AHA/ASA guidelines for management of spontaneous intracerebral hemorrhage (ICH)

  • vomiting, SBP >220, severe headache, coma or decreased level of consciousness, and symptom progression over minutes or hours suggest ICH, none are specific
  • CT is the gold standard for diagnosis
  • spot sign on CT with contrast (presence of contrast within the hematoma) – identifies patients at high risk of ICH expansion and subsequent poor outcome
  • management:
    • patients with coagulopathy or severe thrombocytopenia should receive factor replacement or platelets, respectively
    • those on warfarin should have reversal with IV vitamine K or PCCs (e.g.

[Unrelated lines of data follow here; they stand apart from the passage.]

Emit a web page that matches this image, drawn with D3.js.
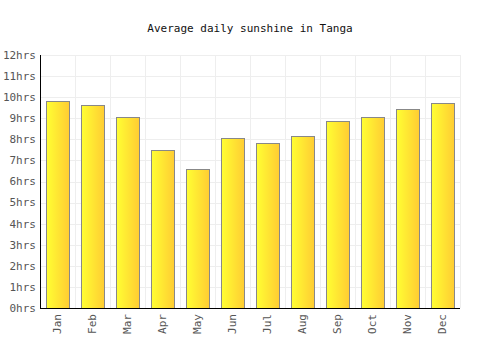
<!DOCTYPE html>
<html lang="en">
<head>
  <meta charset="UTF-8">
  <title>Average daily sunshine in Tanga</title>
  <script src="https://d3js.org/d3.v7.min.js"></script>
  <style>
    body { margin: 0; background: #fff; }
    svg text { font-family: 'DejaVu Sans Mono', monospace; }
  </style>
</head>
<body>
  <svg id="chart"></svg>
  <script>
    const months = ["Jan", "Feb", "Mar", "Apr", "May", "Jun", "Jul", "Aug", "Sep", "Oct", "Nov", "Dec"];
    const sunshine = [9.8, 9.62, 9.08, 7.48, 6.58, 8.05, 7.81, 8.15, 8.87, 9.08, 9.43, 9.71];
    const yTicks = [0, 1, 2, 3, 4, 5, 6, 7, 8, 9, 10, 11, 12];

    const width = 500, height = 350;
    const margin = { top: 55, right: 40, bottom: 42, left: 40 };
    const w = width - margin.left - margin.right;
    const h = height - margin.top - margin.bottom;

    const svg = d3.select("#chart")
      .attr("width", width)
      .attr("height", height);

    const grad = svg.append("defs").append("linearGradient")
      .attr("id", "barGrad")
      .attr("x1", "0%").attr("x2", "100%").attr("y1", "0%").attr("y2", "0%");
    grad.append("stop").attr("offset", "0%").attr("stop-color", "#ffff33");
    grad.append("stop").attr("offset", "100%").attr("stop-color", "#ffcc33");

    svg.append("text")
      .attr("x", width / 2)
      .attr("y", 32)
      .attr("text-anchor", "middle")
      .attr("font-size", 11)
      .attr("fill", "#111")
      .text("Average daily sunshine in Tanga");

    const g = svg.append("g")
      .attr("transform", `translate(${margin.left},${margin.top})`);

    const x = d3.scaleBand()
      .domain(months)
      .range([0, w])
      .paddingInner(0.34)
      .paddingOuter(0.17);

    const y = d3.scaleLinear()
      .domain([0, 12])
      .range([h, 0]);

    // grid
    g.selectAll(".hgrid")
      .data(yTicks)
      .enter().append("line")
      .attr("x1", 0).attr("x2", w)
      .attr("y1", d => Math.round(y(d)) + 0.5)
      .attr("y2", d => Math.round(y(d)) + 0.5)
      .attr("stroke", "#eeeeee");

    const step = w / months.length;
    g.selectAll(".vgrid")
      .data(d3.range(months.length + 1))
      .enter().append("line")
      .attr("y1", 0).attr("y2", h)
      .attr("x1", d => Math.round(d * step) + 0.5)
      .attr("x2", d => Math.round(d * step) + 0.5)
      .attr("stroke", "#eeeeee");

    // bars
    g.selectAll(".bar")
      .data(sunshine)
      .enter().append("rect")
      .attr("x", (d, i) => Math.round(x(months[i])) + 0.5)
      .attr("y", d => Math.round(y(d)) + 0.5)
      .attr("width", Math.round(x.bandwidth()))
      .attr("height", d => Math.round(h - y(d)))
      .attr("fill", "url(#barGrad)")
      .attr("stroke", "#888888")
      .attr("stroke-width", 1);

    // y axis labels
    g.selectAll(".ylab")
      .data(yTicks)
      .enter().append("text")
      .attr("x", -4)
      .attr("y", d => y(d))
      .attr("dy", "0.35em")
      .attr("text-anchor", "end")
      .attr("font-size", 11)
      .attr("fill", "#555")
      .text(d => d + "hrs");

    // x axis labels
    g.selectAll(".xlab")
      .data(months)
      .enter().append("text")
      .attr("transform", d => `translate(${x(d) + x.bandwidth() / 2},${h + 6}) rotate(-90)`)
      .attr("dy", "0.35em")
      .attr("text-anchor", "end")
      .attr("font-size", 11)
      .attr("fill", "#555")
      .text(d => d);

    // axis lines
    g.append("line")
      .attr("x1", 0.5).attr("x2", 0.5)
      .attr("y1", 0).attr("y2", h + 0.5)
      .attr("stroke", "#000");
    g.append("line")
      .attr("x1", 0).attr("x2", w)
      .attr("y1", h + 0.5).attr("y2", h + 0.5)
      .attr("stroke", "#000");
  </script>
</body>
</html>
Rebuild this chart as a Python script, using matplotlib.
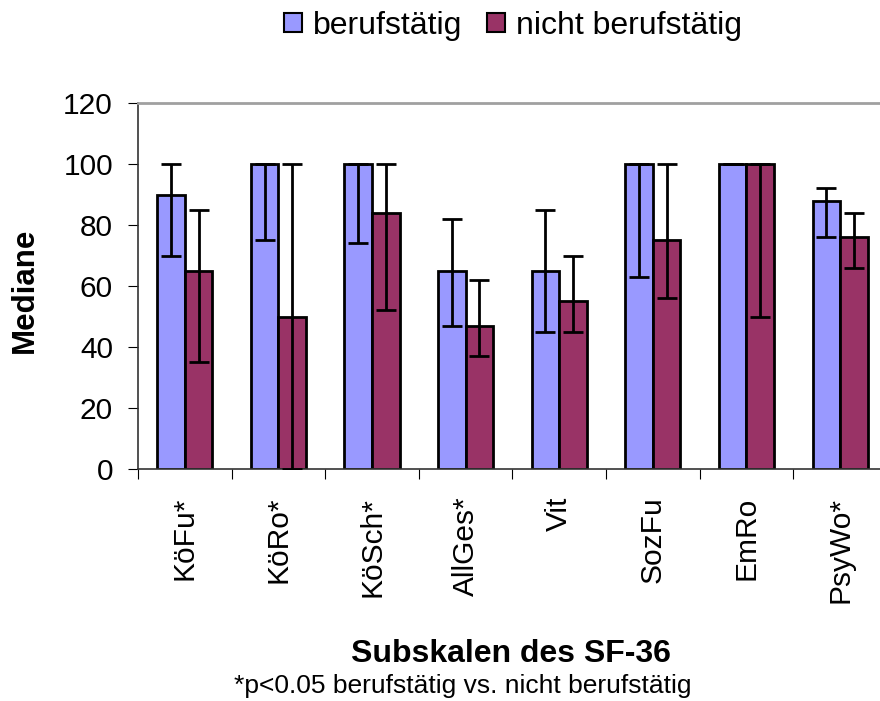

Kcentra)
    • for ICH patients with SBP 150-220, acute lowering of SBP to 140 is safe and can be effective for improving functional recovery
    • it is a class IIb recommendation to consider aggressive reduction of BP with pts with SBP >220
    • prophylactic antiseizure medication is not recommended, but patients with clinical seizures should be treated
    • early surgery for hematoma evacuation is not recommended, but surgery is recommended for those with cerebellar hemorrhage with deterioration, ventricular obstruction, neurologic deterioration, brainstem compression or severe disease


  1. C. Hemphill III, S. M. Greenberg, C. Anderson et al., “Guidelines for the management of spontaneous intracerebral hemorrhage: a guideline for healthcare professionals from the American Heart Association/American Stroke Association,” Stroke, vol. 46, no. 7, pp. 2032–2060, 2015.